The reason is simple: it's absolutely forlorn and has given up hope.
It tries to phone home every day. No one has ever been there. No one picks up. It's the basement Tivo, the old one - and it's been in continuous operation, disk spinning, since 2000, still trying to record shows that have been off the air for half a decade. So I plugged in the phone cord. It called. It connected! There was someone to talk to! Oh, glory! Oh, happy day!
Almost immediately someone else called the land line and knocked it off.
It’s remarkable that the machine has worked so long and so well without error and complaint. It’s sad to think that the platters now full of discarded interests from a few years ago once had 9/11 footage, overwritten a hundred times. When I got that Tivo it was the absolute “cutting edge” of technology, a frictionless intermediary between the strange cold stream of bits coming down from the bird above and the bit broad screen of the new Sony. I bought a high-definition TV in 2000, and a Tivo to complete the transition to the sharp world of better-than-life TV. Still have the TV. Weighs a ton. Can’t get rid of it; no one wants it. Compared to today’s feather-light monitors, it’s a boat anchor. So it lives in a cabinet in the living room, and its primary function is to display the name of a song played on the satellite music channel when we have guests over.

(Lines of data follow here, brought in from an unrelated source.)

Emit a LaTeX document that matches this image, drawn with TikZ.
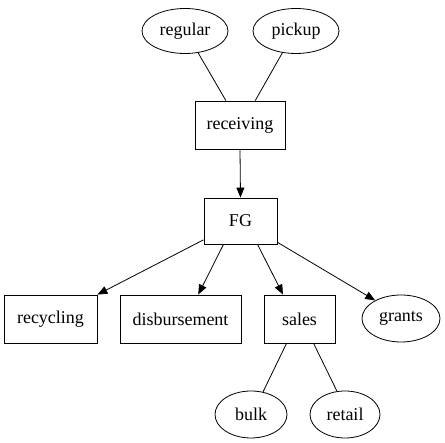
\documentclass[tikz,border=0pt]{standalone}
\usepackage{fontspec}
\setmainfont{Liberation Serif}
\usetikzlibrary{shapes.geometric,arrows.meta}

\tikzset{
  scatola/.style={draw, rectangle, minimum height=48pt, inner sep=0pt},
  ovale/.style={draw, ellipse, minimum width=86pt, minimum height=45pt, inner sep=0pt},
  freccia/.style={-{Triangle[length=10pt,width=8pt]}},
}

\begin{document}
\begin{tikzpicture}[x=1pt, y=-1pt, line width=0.8pt, font=\fontsize{18}{20}\selectfont]
		\useasboundingbox (0,0) rectangle (445,443);
		%\draw [help lines, step=50] (0,0) grid (445,443);
		%Ingressi
		\node [ovale] (regular) at (185,31) {regular};
		\node [ovale] (pickup) at (296,31) {pickup};
		\node [scatola, minimum width=90pt] (receiving) at (240,125) {receiving};
		\draw (regular.-59) -- (receiving.120);
		\draw (pickup.238) -- (receiving.58);
		%Magazzino
		\node [scatola, minimum width=73pt, minimum height=46pt] (FG) at (240.5,221) {FG};
		\draw [freccia] (receiving.south) -- (FG.north);
		%Uscite
		\node [scatola, minimum width=93pt] (recycling) at (50.5,319) {recycling};
		\node [scatola, minimum width=121pt] (disbursement) at (180.5,319) {disbursement};
		\node [scatola, minimum width=71pt] (sales) at (299.5,319) {sales};
		\node [ovale, minimum width=78pt, minimum height=47pt] (grants) at (401,318.5) {grants};
		\draw [freccia] (FG.207.5) -- (recycling.north east);
		\draw [freccia] (FG.234) -- (disbursement.54);
		\draw [freccia] (FG.306) -- (sales.124.5);
		\draw [freccia] (FG.-30) -- (grants.145);
		%Vendite
		\node [ovale, minimum width=72pt, minimum height=47pt] (bulk) at (251,414.5) {bulk};
		\node [ovale, minimum width=70pt, minimum height=47pt] (retail) at (345,414.5) {retail};
		\draw (sales.242.5) -- (bulk.62);
		\draw (sales.-60.6) -- (retail.109.6);
	\end{tikzpicture}
\end{document}
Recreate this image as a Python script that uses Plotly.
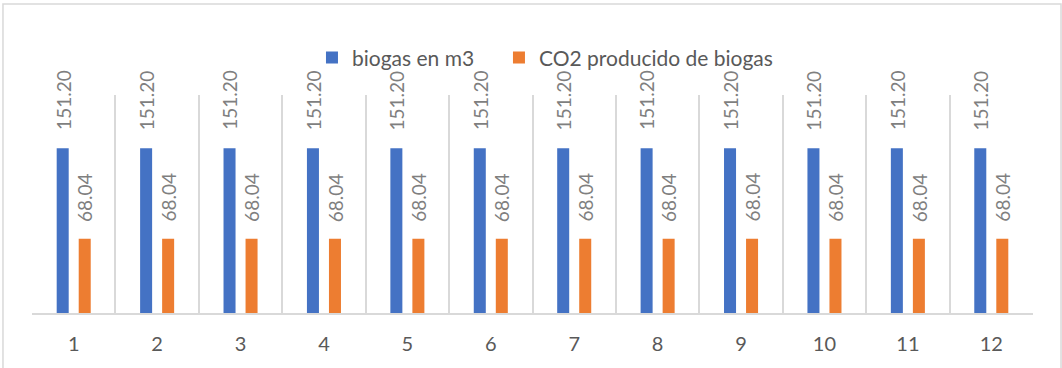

The Tivo went to the basement. Years ago on the phone to DirecTV, the tech-support person looked at my account and was astonished to find I had an original Tivo. That was years ago. Still it grinds on, the only Tivo in the house now - the other DVR has the dull, bovine mind of the DirecTV programming - and it’s still sifting through our choices, wondering what we might like, offering recommendations, drinking in the new information from the satellites like a parched mouse who finds a leaky pipe.
If it can’t figure out where we are, and can’t display local channels, then DirecTV will send a replacement, and the old faithful servant will be sent to the municipal Electrical Thing Compaction Center. DirecTV doesn’t want it back. I don’t want to keep it; no point. But tonight as I was trying to get it to show the main menu, a task that required great patience - the unit does not respond to buttons with alacrity, let’s say - I remembered how that first Tivo remote felt so perfect, how I missed it every time I picked up a uselessly complex modern remote, how I sat in the basement of our previous house with my Big TV, sleeping on the sofa downstairs because Infant Natalie was snoozing in my bed. Then it was the keeper of post 9/11 footage. Then it was something my wife programmed to record things to watch while she did the treadmill.
It’s just a robot, but when I send it to its reward, there will be a moment of silence. It’s the longest-lasting piece of technology I’ve ever owned. Attention must be paid! We dast not deride it -
Just went downstairs to see how it handled the update. Still can’t pull on local channels. Okay. That stupid thing is toast.